Brew Up Some Agorism

One of the hardest questions for a new agorist to answer is, “What kind of agorist business can I start?” Coming from a society that has very little entrepreneurial spirit left, which isn’t surprising when children are told their highest aspiration in life is to get a college education so they can work for somebody else, it’s not surprising that this question is so commonly asked. Hell, I still ask it (although I’ve finally got some solid ideas). In my experience the first step in answering that question is identifying a market with relatively high demand, a low entry fee, and an abundance of regulatory burden.

Beer is a good example. Drinking is a common pastime for people, getting into home brewing is affordable for people of even modest means, and there’s a massive amount of regulatory burden:

In a video posted in September by the group Learn Liberty, two college professors break down the cost of a brew to reveal who and what is responsible for that price tag.

According to Peter Jaworski of Georgetown University and Christopher Koopman of George Mason University School of Law, the answer is simple: taxes.

Koopman says that up to 44% of the cost of a beer can be attributed to federal, state, and local taxes. Furthermore, Koopman says that beer is “one the most highly regulated industries across the country,” which causes additional problems for craft breweries.

Any market where 44 percent of the cost comes from taxes is a good place to start when you’re not interested in collecting taxes. The real barrier to entry in the beer market is learning how to brew a halfway decent beer. Fortunately we’re living in a renaissance period for home brew. Information on getting start is not only widely available but the people who already know how to do it are usually happy to teach newcomers (especially if they’re selling brewing equipment or otherwise profiting from teaching).

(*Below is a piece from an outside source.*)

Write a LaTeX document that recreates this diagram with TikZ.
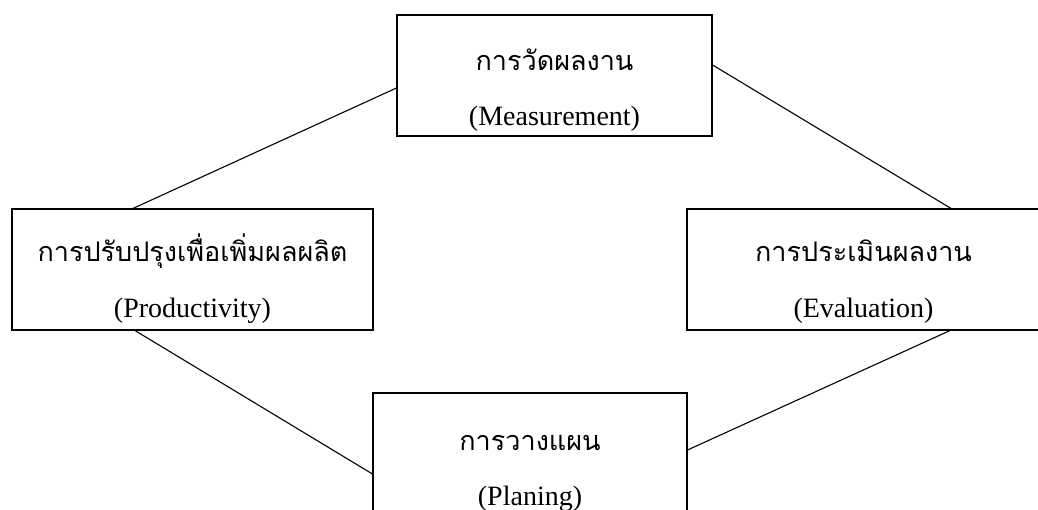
\documentclass[tikz,border=0pt]{standalone}
\usepackage{fontspec}
\setmainfont{Liberation Serif}
\newfontfamily\thaifont[Script=Thai]{Loma}
\usepackage{tikz}
\usetikzlibrary{positioning}

\tikzset{
  stage/.style={draw, rectangle, line width=1.1pt, inner sep=0pt, minimum height=121pt},
  thaitext/.style={anchor=base, inner sep=0pt, font=\thaifont\fontsize{27}{30}\selectfont},
  engtext/.style={anchor=base, inner sep=0pt, font=\fontsize{28}{32}\selectfont},
  link/.style={line width=1.1pt}
}

\begin{document}
\begin{tikzpicture}[x=1pt, y=1pt]

    \useasboundingbox (0,0) rectangle (1038,510);
    \clip (0,0) rectangle (1038,510);

    \node[stage, minimum width=315pt] (meas) at (554.5, 434.5) {};
    \node[stage, minimum width=361pt] (prod) at (192.5, 240.5) {};
    \node[stage, minimum width=353pt] (eval) at (863.5, 240.5) {};
    \node[stage, minimum width=314pt] (plan) at (530, 56.5)    {};

    \node[thaitext] (measTH) at ([yshift=-56pt]meas.north)  {การวัดผลงาน};
    \node[engtext]  (measEN) at ([yshift=-111pt]meas.north) {(Measurement)};
    \node[thaitext] (prodTH) at ([yshift=-53pt]prod.north)  {การปรับปรุงเพื่อเพิ่มผลผลิต};
    \node[engtext]  (prodEN) at ([yshift=-109pt]prod.north) {(Productivity)};
    \node[thaitext] (evalTH) at ([yshift=-53pt]eval.north)  {การประเมินผลงาน};
    \node[engtext]  (evalEN) at ([yshift=-109pt]eval.north) {(Evaluation)};
    \node[thaitext] (planTH) at ([yshift=-58pt]plan.north)  {การวางแผน};
    \node[engtext]  (planEN) at ([yshift=-113pt]plan.north) {(Planing)};

    \draw[link] ([yshift=-12.5pt]meas.west) -- ([xshift=-59.5pt]prod.north);
    \draw[link] ([yshift=10.5pt]meas.east)  -- ([xshift=87.5pt]eval.north);
    \draw[link] ([xshift=-57.5pt]prod.south) -- ([yshift=-20.5pt]plan.west);
    \draw[link] ([xshift=86.5pt]eval.south)  -- ([yshift=3.5pt]plan.east);
  \end{tikzpicture}
\end{document}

Some may be concerned that the home brew market is saturated at this point. If everybody who brewed beer sold their creation under the table for profit that might be the case. In my experience most of the people who brew beer, like most people in general, are overly concerned with being a good law-abiding citizen and therefore do not sell their beer or sell so little that it doesn’t matter in the grand scheme of things. Because of this beer is still, in my opinion, a good market for a budding agorist to dip their toes into.